How to estimate feature impact on usage time
Company: Roblox
Role: Data Scientist
Category: Analytics & Experimentation
Difficulty: easy
Interview Round: Technical Screen
## Problem
A product team believes a new feature (or a variable you can influence, e.g., enabling notifications, new feed ranking, new UI) changes **user time spent** in the app.
You have observational + rollout data at the user-day level:
- `user_id` (string/int)
- `date` (date, in UTC)
- `time_spent_min` (float; total minutes spent that day)
- `exposed` (0/1; whether the user had the feature on that day)
- `rollout_group` (string; e.g., region / platform / bucket used for rollout)
- Optional covariates: `country`, `platform`, `account_age_days`, `prior_7d_time_spent`, `prior_7d_sessions`, etc.
Assume exposure was **not purely random** (e.g., phased rollout, targeting, or user self-selection), so confounding is a concern.
## Tasks
1. Define the causal question precisely (estimand) and propose **primary, diagnostic, and guardrail metrics**.
2. Propose an analysis approach to estimate the causal effect of `exposed` on `time_spent_min`.
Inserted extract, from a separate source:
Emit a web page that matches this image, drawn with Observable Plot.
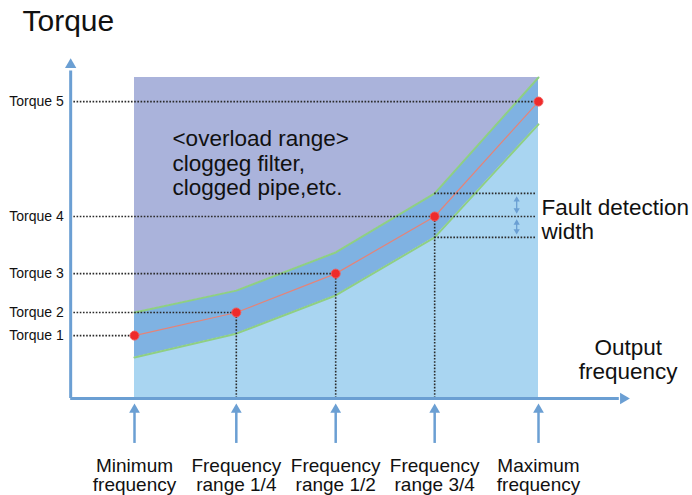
<!DOCTYPE html>
<html><head><meta charset="utf-8">
<script src="https://cdn.jsdelivr.net/npm/d3@7"></script>
<script src="https://cdn.jsdelivr.net/npm/@observablehq/plot@0.6"></script>
<style>body{margin:0;background:#fff;font-family:"Liberation Sans",Arial,sans-serif}</style>
</head><body><div id="chart"></div>
<script>
// ---- data ----
const freqLabels = ["Minimum\nfrequency","Frequency\nrange 1/4","Frequency\nrange 1/2","Frequency\nrange 3/4","Maximum\nfrequency"];
const freqPos = [0, 0.252, 0.498, 0.743, 1];           // fraction of the frequency span
const torqueLabels = ["Torque 1","Torque 2","Torque 3","Torque 4","Torque 5"];
const torqueValues = [19.6, 26.8, 38.9, 56.7, 92.5];   // % of overload ceiling
const upperLimit = [26.8, 33.6, 45.5, 63.9, 100];
const lowerLimit = [12.8, 20.2, 32.1, 50.2, 85.4];
const overloadTop = 100;
const overloadText = ["<overload range>", "cloggeg filter,", "clogged pipe,etc."];
const faultText = ["Fault detection", "width"];
const outputText = ["Output", "frequency"];
const titleText = "Torque";

// axis extents in data units
const yAxisX = -0.158, xAxisEnd = 1.21, yAxisTop = 104;
const faultArrowX = 0.946;

const pts = freqPos.map((f, i) => ({f, t: torqueValues[i], up: upperLimit[i], lo: lowerLimit[i], flab: freqLabels[i], tlab: torqueLabels[i]}));
const mid = pts.slice(1, 4);
const k = 3;
const P = pts[k];

const axisColor = "#6b9fd3";
const dotted = {stroke: "#2a2a2a", strokeWidth: 1.6, strokeDasharray: "1.6,1.6"};

const chart = Plot.plot({
  width: 692, height: 495,
  margin: 0,
  x: {domain: [0, 1], range: [134, 538], axis: null},
  y: {domain: [0, 100], range: [398, 77], axis: null},
  style: {fontFamily: "Liberation Sans, Arial, sans-serif", color: "#111"},
  marks: [
    // regions
    Plot.areaY(pts, {x: "f", y1: "up", y2: overloadTop, fill: "#aab3db", curve: "linear"}),
    Plot.areaY(pts, {x: "f", y1: "lo", y2: "up", fill: "#7fb2e2"}),
    Plot.areaY(pts, {x: "f", y1: 0, y2: "lo", fill: "#a9d5f1"}),
    Plot.line(pts, {x: "f", y: "up", stroke: "#8fcf83", strokeWidth: 2}),
    Plot.line(pts, {x: "f", y: "lo", stroke: "#8fcf83", strokeWidth: 2}),
    Plot.line(pts, {x: "f", y: "t", stroke: "#e68377", strokeWidth: 1.2}),
    // dotted guides
    Plot.ruleY(pts, {y: "t", x1: yAxisX, x2: "f", ...dotted}),
    Plot.ruleX(mid, {x: "f", y1: 0, y2: "t", ...dotted}),
    Plot.ruleY([P.up, P.t, P.lo], {x1: P.f, x2: 0.995, ...dotted}),
    // fault width double arrows
    Plot.ruleX([{a: P.up, b: P.t}, {a: P.t, b: P.lo}], {x: faultArrowX, y1: "a", y2: "b", insetTop: 5, insetBottom: 5, stroke: axisColor, strokeWidth: 1.3}),
    Plot.dot([P.up, P.t], {x: faultArrowX, y: d => d, dy: 6.4, symbol: "triangle", r: 2.3, fill: axisColor, stroke: null}),
    Plot.dot([P.t, P.lo], {x: faultArrowX, y: d => d, dy: -6.4, symbol: "triangle", r: 2.3, fill: axisColor, stroke: null, rotate: 180}),
    // axes
    Plot.ruleX([yAxisX], {y1: 0, y2: yAxisTop - 2, stroke: axisColor, strokeWidth: 3}),
    Plot.ruleY([0], {x1: yAxisX, x2: xAxisEnd - 0.01, stroke: axisColor, strokeWidth: 3}),
    Plot.dot([0], {x: yAxisX, y: yAxisTop, symbol: "triangle", r: 4.2, fill: axisColor, stroke: null}),
    Plot.dot([0], {x: xAxisEnd, y: 0, symbol: "triangle", r: 4.2, fill: axisColor, stroke: null, rotate: 90}),
    // frequency arrows under the axis
    Plot.ruleX(pts, {x: "f", y1: -14, y2: -4, stroke: axisColor, strokeWidth: 2.5}),
    Plot.dot(pts, {x: "f", y: -3.5, symbol: "triangle", r: 4, fill: axisColor, stroke: null}),
    // points
    Plot.dot(pts, {x: "f", y: "t", r: 4.5, fill: "#ef2b2b", stroke: "#f25a5a", strokeWidth: 1}),
    // texts
    Plot.text([titleText], {frameAnchor: "top-left", dx: 22, dy: 9, lineAnchor: "top", textAnchor: "start", fontSize: 30, fill: "#111"}),
    Plot.text(pts, {x: yAxisX, y: "t", text: "tlab", dx: -7, textAnchor: "end", fontSize: 14, fill: "#111"}),
    Plot.text(pts, {x: "f", y: -18.5, text: "flab", lineAnchor: "top", fontSize: 19, lineHeight: 1.02, fill: "#111"}),
    Plot.text([overloadText.join("\n")], {x: 0.094, y: 85, dy: 3, lineAnchor: "top", textAnchor: "start", fontSize: 22.5, lineHeight: 1.09, fill: "#111"}),
    Plot.text([faultText.join("\n")], {x: 1, y: P.t, dx: 3, dy: 3, lineAnchor: "middle", textAnchor: "start", fontSize: 22.5, lineHeight: 1.07, fill: "#111"}),
    Plot.text([outputText.join("\n")], {x: 1.222, y: 14, dy: 6, lineAnchor: "middle", textAnchor: "middle", fontSize: 22.5, lineHeight: 1.07, fill: "#111"})
  ]
});
document.getElementById("chart").append(chart);
</script>
</body></html>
- If you choose **Difference-in-Differences (DiD)**, specify the control group, the model, and how you would validate assumptions.
3. List major confounders/biases you’d worry about and how you would mitigate them.
4. Describe robustness checks and how you would communicate results (including uncertainty) to stakeholders.
Quick Answer: This question evaluates causal inference and observational analytics skills—specifically defining an estimand, designing primary, diagnostic, and guardrail metrics, assessing confounding and biases, and communicating uncertainty—within the Analytics & Experimentation domain for a Data Scientist role.